-- START Data provided --

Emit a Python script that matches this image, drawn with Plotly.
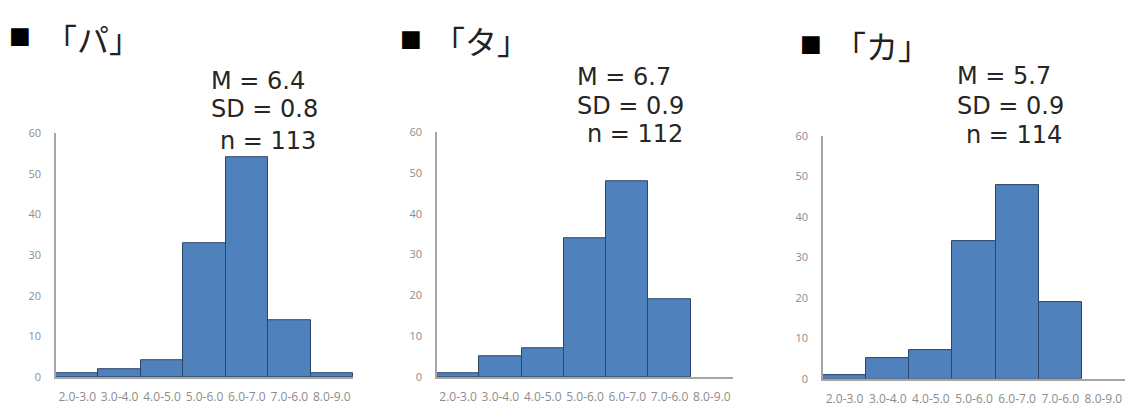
import plotly.graph_objects as go

categories = ["2.0-3.0", "3.0-4.0", "4.0-5.0", "5.0-6.0", "6.0-7.0", "7.0-6.0", "8.0-9.0"]
pa_counts = [1, 2, 4, 33, 54, 14, 1]
ta_counts = [1, 5, 7, 34, 48, 19, 0]
ka_counts = [1, 5, 7, 34, 48, 19, 0]

titles = ["「パ」", "「タ」", "「カ」"]
means = ["6.4", "6.7", "5.7"]
sds = ["0.8", "0.9", "0.9"]
ns = ["113", "112", "114"]

W, H = 1125, 407
BAR = "#4F81BD"
EDGE = "#2B4468"
AXIS = "#A6A6A6"
TICK = "#8C8C8C"

# panel geometry in pixels: (x_left, x_right, y_zero, y_sixty)
panels = [(56, 353, 383, 130), (437, 733, 383, 129), (823, 1125, 385, 133)]
title_pos = [((20, 28), (93, 31)), ((411, 31), (481, 33)), ((811, 36), (882, 38))]
stat_pos = [((209, 76), (209, 105), (218, 138)),
            ((575, 72), (575, 102), (585, 131)),
            ((955, 71), (955, 102), (964, 132))]

fig = go.Figure()
all_counts = [pa_counts, ta_counts, ka_counts]
annotations = []
for i, counts in enumerate(all_counts):
    k = "" if i == 0 else str(i + 1)
    fig.add_trace(go.Bar(
        x=categories, y=counts, xaxis="x" + k, yaxis="y" + k,
        marker=dict(color=BAR,
                    line=dict(color=[EDGE if v > 0 else "rgba(0,0,0,0)" for v in counts], width=1)),
        showlegend=False, hoverinfo="x+y"))
    xl, xr, y0, y60 = panels[i]
    fig.layout["xaxis" + k] = dict(
        domain=[xl / W, min(xr / W, 1.0)], anchor="y" + k, type="category",
        showline=True, linecolor=AXIS, linewidth=1.5, showgrid=False, zeroline=False,
        ticks="", tickfont=dict(family="Open Sans", size=12, color=TICK),
        ticklabelstandoff=8, fixedrange=True)
    fig.layout["yaxis" + k] = dict(
        domain=[(H - y0) / H, (H - y60) / H], anchor="x" + k, range=[0, 60], dtick=10,
        showline=True, linecolor=AXIS, linewidth=1.5, showgrid=False, zeroline=False,
        ticks="", tickfont=dict(family="Open Sans", size=11, color=TICK),
        ticklabelstandoff=11, fixedrange=True)

    (sqx, sqy), (tx, ty) = title_pos[i]
    annotations.append(dict(text="■", x=sqx / W, y=1 - sqy / H, xref="paper", yref="paper",
                            xanchor="center", yanchor="middle", showarrow=False,
                            font=dict(family="DejaVu Sans", size=23, color="black")))
    annotations.append(dict(text=titles[i], x=tx / W, y=1 - ty / H, xref="paper", yref="paper",
                            xanchor="center", yanchor="middle", showarrow=False,
                            font=dict(family="Noto Sans CJK JP", size=32, color="#222222")))
    texts = ["M = " + means[i], "SD = " + sds[i], "n = " + ns[i]]
    for (px, py), t in zip(stat_pos[i], texts):
        annotations.append(dict(text=t, x=px / W, y=1 - py / H, xref="paper", yref="paper",
                                xanchor="left", yanchor="middle", showarrow=False,
                                font=dict(family="DejaVu Sans", size=24, color="#262626")))

fig.update_layout(
    width=W, height=H, margin=dict(l=0, r=0, t=0, b=0),
    paper_bgcolor="white", plot_bgcolor="white",
    bargap=0, annotations=annotations)

fig.write_html("out.html", config={"displayModeBar": False},
               post_script="document.body.style.margin='0px';document.body.style.overflow='hidden';")
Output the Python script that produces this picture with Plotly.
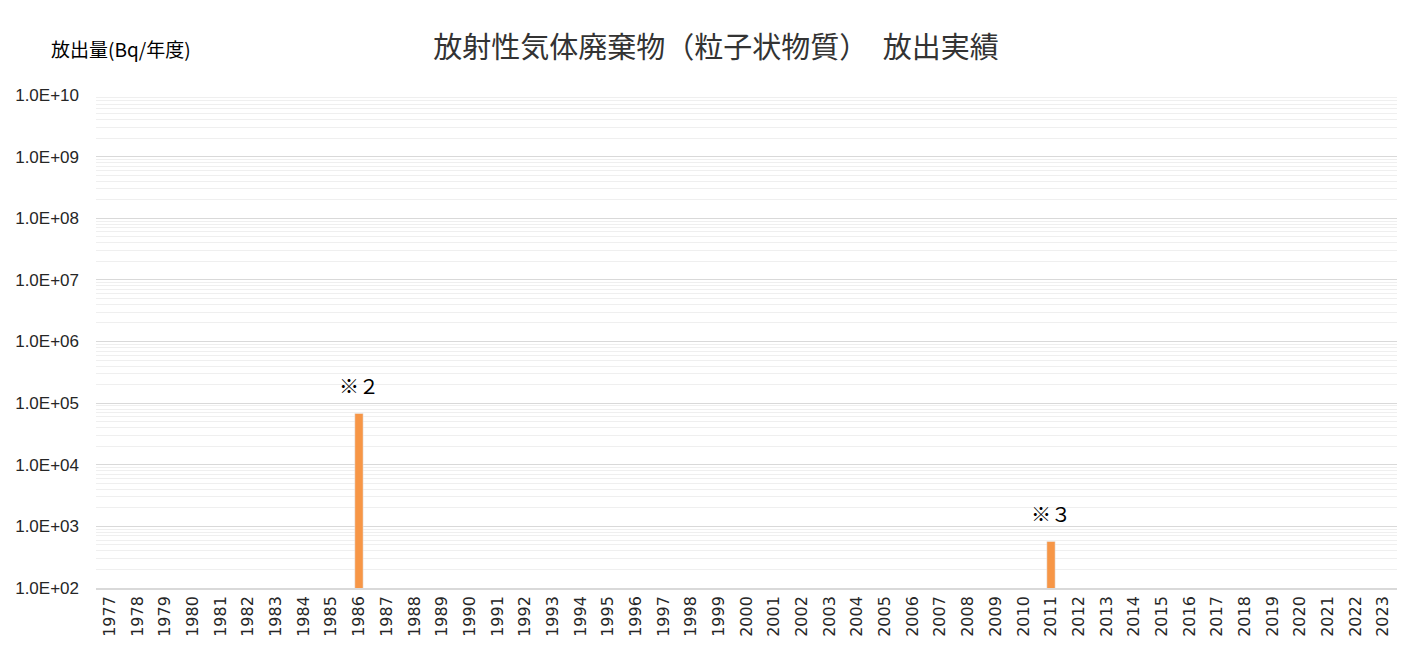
import math
import plotly.graph_objects as go

# fiscal years on the category axis
years = [str(y) for y in range(1977, 2024)]

# released amount (Bq / fiscal year); None = not detected
release = [None] * len(years)
release[years.index("1986")] = 6.8e4
release[years.index("2011")] = 5.7e2

# notes placed above the bars
note_years = ["1986", "2011"]
note_texts = ["※２", "※３"]
note_values = [6.8e4, 5.7e2]

ytick_vals = [1e2, 1e3, 1e4, 1e5, 1e6, 1e7, 1e8, 1e9, 1e10]
ytick_text = ["1.0E+02", "1.0E+03", "1.0E+04", "1.0E+05", "1.0E+06",
              "1.0E+07", "1.0E+08", "1.0E+09", "1.0E+10"]

font_jp = "Noto Sans CJK JP"

fig = go.Figure()
fig.add_trace(go.Bar(x=years, y=release, marker=dict(color="#F79646"),
                     hoverinfo="x+y"))

# annotations: category index for x (so "1986" is not a number), log10 for y on a log axis
for yr, txt, val in zip(note_years, note_texts, note_values):
    fig.add_annotation(x=years.index(yr), y=math.log10(val), yref="y", text=txt,
                       showarrow=False, yshift=28,
                       font=dict(size=20, color="#000000", family=font_jp))

fig.add_annotation(x=-0.0365, y=1.0, xref="paper", yref="paper", xanchor="left", yanchor="middle",
                   yshift=47, text="放出量(Bq/年度)", showarrow=False,
                   font=dict(size=19, color="#000000", family=font_jp))

fig.update_layout(
    width=1416, height=672,
    margin=dict(l=88, r=27, t=87, b=92),
    paper_bgcolor="white", plot_bgcolor="white",
    title=dict(text="放射性気体廃棄物（粒子状物質）　放出実績", x=0.5, xanchor="center",
               y=0.94, yanchor="middle",
               font=dict(size=29, color="#333333", family=font_jp)),
    bargap=0.7,
    showlegend=False,
    font=dict(family=font_jp, color="#333333"),
)
fig.update_xaxes(type="category", range=[-0.5, len(years) - 0.5], tickangle=-90,
                 tickfont=dict(size=16, color="#262626", family="DejaVu Sans"),
                 showgrid=False, showline=True, linecolor="#d9d9d9", linewidth=1.5, ticks="",
                 automargin=False)
fig.update_yaxes(type="log", range=[2, 10], tickvals=ytick_vals, ticktext=ytick_text,
                 tickfont=dict(size=17, color="#262626", family="Liberation Sans"),
                 gridcolor="#d9d9d9", zeroline=False, ticks="", ticklabelstandoff=16,
                 automargin=False,
                 minor=dict(dtick="D1", showgrid=True, gridcolor="#efefef", ticks=""))

fig.write_html("out.html")
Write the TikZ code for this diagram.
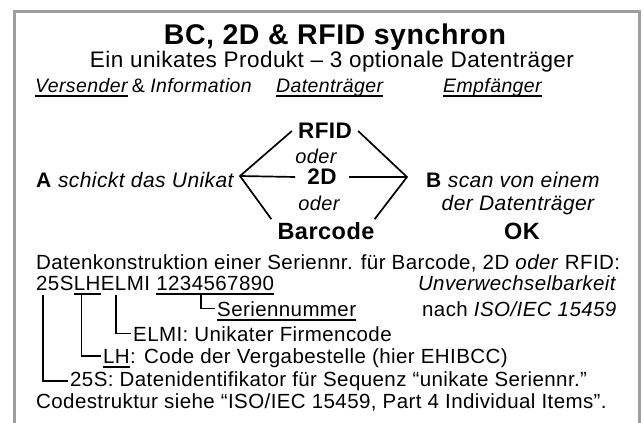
\documentclass[tikz,border=0pt]{standalone}
\usepackage{fontspec}
\setmainfont{Liberation Sans}[LetterSpace=2]
\usetikzlibrary{positioning,calc}
\definecolor{framegray}{HTML}{9E9E9E}
\newcommand{\pxfont}[1]{\fontsize{#1}{#1}\selectfont}
\tikzset{
  lbl/.style     = {inner sep=0pt, anchor=base west, font=\pxfont{20.5}},
  hdr/.style     = {inner sep=0pt, anchor=base west, font=\itshape\pxfont{19.5}},
  carrier/.style = {inner xsep=6pt, inner ysep=3pt, font=\bfseries\pxfont{22.5}},
  oderlbl/.style = {inner sep=0pt, font=\itshape\pxfont{20}},
  arm/.style     = {line width=1.7pt},
  leader/.style  = {line width=1.6pt, shorten >=2pt},
  uline/.style   = {line width=1.6pt},
}

\begin{document}
\begin{tikzpicture}[x=1pt, y=-1pt]
\useasboundingbox (0,0) rectangle (643,423);
% ---------------- frame (open at the bottom) ----------------
\draw[framegray, line width=3pt] (14.5,423) -- (14.5,11) -- (639.5,11) -- (639.5,423);
% ---------------- title lines ----------------
\node[inner sep=0pt, anchor=base, font=\bfseries\pxfont{28.5}] (title) at (335,44)
      {BC, 2D \& RFID synchron};
\node[inner sep=0pt, anchor=base, font=\pxfont{22.5}] (subtitle) at (332,67)
      {Ein unikates Produkt -- 3 optionale Datenträger};
\node[hdr] (vers) at (35,92) {Versender};
\node[hdr, base right=4pt of vers, font=\upshape\pxfont{19.5}] (amp) {\&};
\node[hdr, base right=5pt of amp] (info) {Information};
\node[hdr] (dtr) at (276,92) {Datenträger};
\node[hdr] (empf) at (443,92) {Empfänger};
% ---------------- sender, carriers, receiver ----------------
\node[lbl, font=\pxfont{21}] (sender) at (36,187) {\textbf{A} \textit{schickt das Unikat}};
\node[carrier] (rfid) at (325,131) {RFID};
\node[oderlbl] (oder1) at (316,156) {oder};
\node[carrier, inner xsep=12pt] (twod) at (322,177) {2D};
\node[oderlbl] (oder2) at (319,203) {oder};
\node[carrier, font=\bfseries\pxfont{23.5}] (bc) at (326,231) {Barcode};
\coordinate (lv) at (240,176);
\coordinate (rv) at (407,177);
\draw[arm] (rfid.west) -- (lv) -- (bc.north west);
\draw[arm] (lv) -- (twod.west);
\draw[arm] (rfid.east) -- (rv) -- ([xshift=-6pt]bc.north east);
\draw[arm] (twod.east) -- (rv);
\node[inner sep=0pt, anchor=base, font=\pxfont{21}] (recv1) at (513,187)
      {\textbf{B} \textit{scan von einem}};
\node[inner sep=0pt, anchor=base, font=\itshape\pxfont{21}] (recv2) at (518,210)
      {der Datenträger};
\node[carrier, font=\bfseries\pxfont{23.5}] (ok) at (522,231) {OK};
% ---------------- data construction ----------------
\node[lbl] (constr) at (36,269)
      {Datenkonstruktion einer Seriennr. für Barcode, 2D \textit{oder} RFID:};
\node[lbl] (t25s) at (36,290) {25S};
\node[lbl, base right=0pt of t25s] (tlh) {LH};
\node[lbl, base right=0pt of tlh] (telmi) {ELMI};
\node[lbl, base right=6pt of telmi] (tnum) {1234567890};
\node[lbl, anchor=base east] (unverw) at (617,290) {\textit{Unverwechselbarkeit}};
\node[lbl] (sernr) at (217,316) {Seriennummer};
\node[lbl, anchor=base east] (norm) at (617,316) {nach \textit{ISO/IEC 15459}};
\node[lbl] (lelmi) at (133,341) {ELMI: Unikater Firmencode};
\node[lbl] (llh) at (103,363) {LH};
\node[lbl, base right=0pt of llh] (llhtxt) {: Code der Vergabestelle (hier EHIBCC)};
\node[lbl] (l25s) at (70,386) {25S: Datenidentifikator für Sequenz “unikate Seriennr.”};
\node[lbl] (cstr) at (36,408)
      {Codestruktur siehe “ISO/IEC 15459, Part 4 Individual Items”.};
% underlines
\foreach \n in {vers,dtr,empf,tlh,tnum,sernr,llh}
  \draw[uline] ([yshift=-4pt]\n.base west) -- ([yshift=-4pt]\n.base east);
% leaders from the code parts to their meaning
\draw[leader] ([xshift=45pt,yshift=-4pt]tnum.base west) |- (sernr.west);
\draw[leader] ([xshift=15pt,yshift=-5pt]telmi.base west) |- (lelmi.west);
\draw[leader] ([xshift=8pt,yshift=-4pt]tlh.base west) |- (llh.west);
\draw[leader] ([xshift=7pt,yshift=-5pt]t25s.base west) |- (l25s.west);
\end{tikzpicture}
\end{document}
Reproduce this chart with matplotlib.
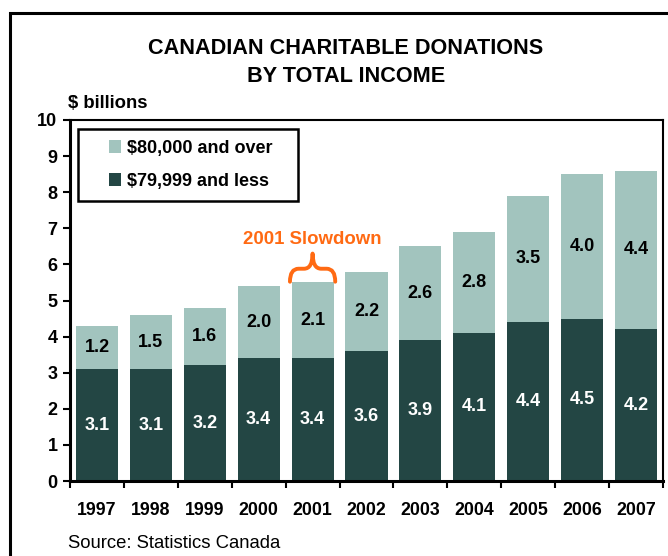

-- END Data provided --

== Written instruction ==
Quote, exactly and only, the lines from the first line of the data above through the line containing "ticklabelstandoff=11, fixedrange=True)". The pictures do not belong in it.

== Solution to this exercise ==
Emit a Python script that matches this image, drawn with Plotly.
import plotly.graph_objects as go

categories = ["2.0-3.0", "3.0-4.0", "4.0-5.0", "5.0-6.0", "6.0-7.0", "7.0-6.0", "8.0-9.0"]
pa_counts = [1, 2, 4, 33, 54, 14, 1]
ta_counts = [1, 5, 7, 34, 48, 19, 0]
ka_counts = [1, 5, 7, 34, 48, 19, 0]

titles = ["「パ」", "「タ」", "「カ」"]
means = ["6.4", "6.7", "5.7"]
sds = ["0.8", "0.9", "0.9"]
ns = ["113", "112", "114"]

W, H = 1125, 407
BAR = "#4F81BD"
EDGE = "#2B4468"
AXIS = "#A6A6A6"
TICK = "#8C8C8C"

# panel geometry in pixels: (x_left, x_right, y_zero, y_sixty)
panels = [(56, 353, 383, 130), (437, 733, 383, 129), (823, 1125, 385, 133)]
title_pos = [((20, 28), (93, 31)), ((411, 31), (481, 33)), ((811, 36), (882, 38))]
stat_pos = [((209, 76), (209, 105), (218, 138)),
            ((575, 72), (575, 102), (585, 131)),
            ((955, 71), (955, 102), (964, 132))]

fig = go.Figure()
all_counts = [pa_counts, ta_counts, ka_counts]
annotations = []
for i, counts in enumerate(all_counts):
    k = "" if i == 0 else str(i + 1)
    fig.add_trace(go.Bar(
        x=categories, y=counts, xaxis="x" + k, yaxis="y" + k,
        marker=dict(color=BAR,
                    line=dict(color=[EDGE if v > 0 else "rgba(0,0,0,0)" for v in counts], width=1)),
        showlegend=False, hoverinfo="x+y"))
    xl, xr, y0, y60 = panels[i]
    fig.layout["xaxis" + k] = dict(
        domain=[xl / W, min(xr / W, 1.0)], anchor="y" + k, type="category",
        showline=True, linecolor=AXIS, linewidth=1.5, showgrid=False, zeroline=False,
        ticks="", tickfont=dict(family="Open Sans", size=12, color=TICK),
        ticklabelstandoff=8, fixedrange=True)
    fig.layout["yaxis" + k] = dict(
        domain=[(H - y0) / H, (H - y60) / H], anchor="x" + k, range=[0, 60], dtick=10,
        showline=True, linecolor=AXIS, linewidth=1.5, showgrid=False, zeroline=False,
        ticks="", tickfont=dict(family="Open Sans", size=11, color=TICK),
        ticklabelstandoff=11, fixedrange=True)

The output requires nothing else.